We do not think that under these circumstances plaintiff could be considered a trespasser in crossing the tracks. This term is doubtless applicable to those who unnecessarily loiter upon, or walk along, a railway track as a convenient path. But to say that the plaintiff, who was lighting lamps on both sides of Maryland avenue, was bound every time he crossed the track to do so at a street crossing, is to apply too stringent a rule. The lamp which he had lighted and the one which he had started to light were upon opposite sides of the street, at a distance of from 100 to 150 feet from the crossing of Thirteenth-and-a-half street. The rule contended for would require the plaintiff, after having lighted the lamp on the south side, to return to Thirteenth-and-a-half street, cross the avenue at that point, and then go about half a block to a point opposite the other, nearly double the distance required to cross the tracks directly. This method would have to be repeated every time he had occasion to cross the avenue. Of course, if a fence had been built this would have been necessary, but in the absence of such fence we do not think that the mere crossing of the track in the convenient performance of his duties made him a trespasser per se. We have examined the many cases cited by the plaintiff in error upon this point, and find that nearly all of them either turned upon the question whether loitering upon, playing upon or walking along a railroad track made a person a trespasser, or, whether in crossing a track, sufficient care was used to avoid approaching trains. We are not prepared to give our adherence to the *241 doctrine announced in a very few cases, that a man who steps his foot upon a railroad track, except at a crossing, does so at his peril, though such doctrine when applied to the facts of the particular case may not have been an unjust one. We are rather disposed to say that, where tracks are laid through the streets of a city, upon or substantially upon the level of the street, a person is not limited in crossing such tracks to the regular street crossings, but may cross them at any point between such streets in the convenient performance of his daily duties. We cannot say that there was such danger to an active boy crossing the track at this point as to authorize the case to be taken from the jury upon the ground that he was ipso facto a trespasser.

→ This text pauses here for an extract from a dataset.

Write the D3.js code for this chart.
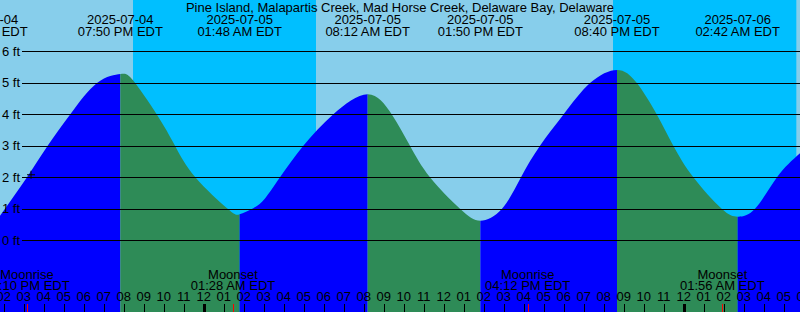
<!DOCTYPE html>
<html>
<head>
<meta charset="utf-8">
<script src="https://cdn.jsdelivr.net/npm/d3@7"></script>
<style>
	body { margin: 0; background: #fff; }
	svg { display: block; font-family: "Liberation Sans", Arial, sans-serif; font-size: 13px; }
</style>
</head>
<body>
<div id="chart-area"></div>
<script>

// SVG Size
let width = 800,
	height = 312;

// Station and window shown (EDT wall clock)
const stationName = "Pine Island, Malapartis Creek, Mad Horse Creek, Delaware Bay, Delaware";
const windowStart = "2025-07-04 13:49";
const windowEnd = "2025-07-06 05:49";

// Tide level (ft)
const sampleTimes = [
	"2025-07-04 13:49", "2025-07-04 15:10", "2025-07-04 16:12", "2025-07-04 17:20", "2025-07-04 18:41",
	"2025-07-04 19:50", "2025-07-04 20:28", "2025-07-04 21:39", "2025-07-04 22:34", "2025-07-04 23:35",
	"2025-07-05 01:12", "2025-07-05 01:48", "2025-07-05 02:29", "2025-07-05 03:04", "2025-07-05 03:49",
	"2025-07-05 04:59", "2025-07-05 06:29", "2025-07-05 08:12", "2025-07-05 09:24", "2025-07-05 10:19",
	"2025-07-05 11:19", "2025-07-05 12:49", "2025-07-05 13:50", "2025-07-05 14:55", "2025-07-05 15:52",
	"2025-07-05 16:49", "2025-07-05 18:00", "2025-07-05 19:20", "2025-07-05 20:40", "2025-07-05 21:39",
	"2025-07-05 22:39", "2025-07-05 23:29", "2025-07-06 00:29", "2025-07-06 01:54", "2025-07-06 02:42",
	"2025-07-06 03:34", "2025-07-06 04:40", "2025-07-06 05:49"
];
const sampleHeights = [
	0.78, 2.0, 3.0, 4.0, 5.0,
	5.28, 5.08, 4.0, 3.0, 2.0,
	1.0, 0.83, 1.02, 1.33, 2.0,
	3.0, 4.0, 4.64, 4.0, 3.0,
	2.0, 1.0, 0.62, 1.0, 2.0,
	3.0, 4.0, 5.0, 5.41, 5.0,
	4.0, 3.0, 2.0, 1.0, 0.75,
	1.0, 2.0, 2.76
];

// High / low tide events
const tideTimes = ["2025-07-04 13:04", "2025-07-04 19:50", "2025-07-05 01:48", "2025-07-05 08:12",
	"2025-07-05 13:50", "2025-07-05 20:40", "2025-07-06 02:42"];
const tideTypes = ["Low", "High", "Low", "High", "Low", "High", "Low"];

// Sun and moon events
const sunTimes = ["2025-07-04 20:28", "2025-07-05 05:37", "2025-07-05 20:28", "2025-07-06 05:38"];
const sunTypes = ["Sunset", "Sunrise", "Sunset", "Sunrise"];
const moonTimes = ["2025-07-04 15:10", "2025-07-05 01:28", "2025-07-05 16:12", "2025-07-06 01:56"];
const moonTypes = ["Moonrise", "Moonset", "Moonrise", "Moonset"];

// Current time mark
const markTime = "2025-07-04 15:22";
const markHeight = 2.08;

// Level lines
const levelTicks = [0, 1, 2, 3, 4, 5, 6];

const parseTime = d3.utcParse("%Y-%m-%d %H:%M");
const fmtDate = d3.utcFormat("%Y-%m-%d");
const fmtClock = d3.utcFormat("%I:%M %p EDT");
const fmtHour = d3.utcFormat("%I");

drawTideGraph();

function drawTideGraph() {

	let svg = d3.select("#chart-area")
		.append("svg")
		.attr("width", width)
		.attr("height", height);

	const start = parseTime(windowStart),
		end = parseTime(windowEnd);

	const x = d3.scaleUtc()
		.domain([start, end])
		.range([0, width]);

	const y = d3.scaleLinear()
		.domain([0, 6])
		.range([240.3, 51.3]);

	// Day / night background
	svg.append("rect")
		.attr("width", width)
		.attr("height", height)
		.attr("fill", "#87ceeb");

	let sun = sunTimes.map((t, i) => ({ time: parseTime(t), type: sunTypes[i] }));
	sun.forEach((d, i) => {
		if (d.type !== "Sunset") return;
		let x0 = x(d.time),
			x1 = i + 1 < sun.length ? x(sun[i + 1].time) : width;
		svg.append("rect")
			.attr("x", x0)
			.attr("y", 0)
			.attr("width", x1 - x0)
			.attr("height", height)
			.attr("fill", "#00bfff");
	});

	// Tide area, blue while rising and green while falling
	const samples = sampleTimes.map((t, i) => ({ time: parseTime(t), height: sampleHeights[i] }));
	const area = d3.area()
		.x(d => x(d.time))
		.y0(height)
		.y1(d => y(d.height))
		.curve(d3.curveNatural);

	const tides = tideTimes.map((t, i) => ({ time: parseTime(t), type: tideTypes[i] }));
	let defs = svg.append("defs");
	tides.forEach((d, i) => {
		let x0 = Math.max(0, x(d.time)),
			x1 = i + 1 < tides.length ? x(tides[i + 1].time) : width;
		if (x1 <= 0) return;
		defs.append("clipPath")
			.attr("id", "seg" + i)
			.append("rect")
			.attr("x", x0)
			.attr("y", 0)
			.attr("width", x1 - x0)
			.attr("height", height);
		svg.append("path")
			.datum(samples)
			.attr("d", area)
			.attr("clip-path", "url(#seg" + i + ")")
			.attr("fill", d.type === "Low" ? "#0000ff" : "#2e8b57");
	});

	// Level lines and labels
	svg.selectAll(".level")
		.data(levelTicks)
		.enter()
		.append("line")
		.attr("x1", 22)
		.attr("x2", width)
		.attr("y1", d => Math.round(y(d)) + 0.5)
		.attr("y2", d => Math.round(y(d)) + 0.5)
		.attr("stroke", "black");

	svg.selectAll(".level-label")
		.data(levelTicks)
		.enter()
		.append("text")
		.attr("x", 2)
		.attr("y", d => y(d) + 4.5)
		.text(d => d + " ft");

	// Current time mark
	let mx = x(parseTime(markTime)),
		my = y(markHeight);
	svg.append("path")
		.attr("d", `M${mx - 4},${my}H${mx + 4}M${mx},${my - 4}V${my + 4}`)
		.attr("stroke", "black")
		.attr("fill", "none");

	// Title
	svg.append("text")
		.attr("x", width / 2)
		.attr("y", 11.5)
		.attr("text-anchor", "middle")
		.text(stationName);

	// Tide event labels
	tides.forEach(d => {
		svg.append("text")
			.attr("x", x(d.time))
			.attr("y", 23.5)
			.attr("text-anchor", "middle")
			.text(fmtDate(d.time));
		svg.append("text")
			.attr("x", x(d.time))
			.attr("y", 36)
			.attr("text-anchor", "middle")
			.text(fmtClock(d.time));
	});

	// Moon event labels
	const moons = moonTimes.map((t, i) => ({ time: parseTime(t), type: moonTypes[i] }));
	moons.forEach(d => {
		svg.append("text")
			.attr("x", x(d.time))
			.attr("y", 279)
			.attr("text-anchor", "middle")
			.text(d.type);
		svg.append("text")
			.attr("x", x(d.time))
			.attr("y", 290)
			.attr("text-anchor", "middle")
			.text(fmtClock(d.time));
	});

	// Hour ticks along the bottom
	const hours = d3.utcHour.range(d3.utcHour.offset(start, -1), d3.utcHour.offset(end, 2));
	svg.selectAll(".hour-label")
		.data(hours)
		.enter()
		.append("text")
		.attr("x", d => x(d))
		.attr("y", 300.5)
		.attr("text-anchor", "middle")
		.text(d => fmtHour(d));

	svg.selectAll(".hour-tick")
		.data(hours)
		.enter()
		.append("line")
		.attr("x1", d => Math.round(x(d)) + 0.5)
		.attr("x2", d => Math.round(x(d)) + 0.5)
		.attr("y1", 304)
		.attr("y2", height)
		.attr("stroke", "black")
		.attr("stroke-width", d => d.getUTCHours() === 0 ? 3 : 1);

	svg.selectAll(".moon-tick")
		.data(moons)
		.enter()
		.append("line")
		.attr("x1", d => Math.round(x(d.time)) + 0.5)
		.attr("x2", d => Math.round(x(d.time)) + 0.5)
		.attr("y1", 304)
		.attr("y2", height)
		.attr("stroke", "red");
}

</script>
</body>
</html>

We have no desire to limit or qualify anything said by us in Railroad Company v. Houston, 95 U.S. 697, or in Northern Pacific Railroad v. Freeman, 174 U.S. 379, both of which involved the question of care at a regular highway crossing, and we have no doubt that in the case under consideration such care should have been used as the nature of the case required, and the intellectual capacity of the plaintiff admitted. But these were all questions for the jury, and were conclusively answered by the verdict. We cannot say that the court should have taken the case from the jury, or that it erred in any material particular. We cannot even say that we should have come to a different conclusion upon the facts.

The judgment of the Court of Appeals was right, and it is therefore

Affirmed.

MR. JUSTICE WHITE and MR. JUSTICE McKENNA dissented.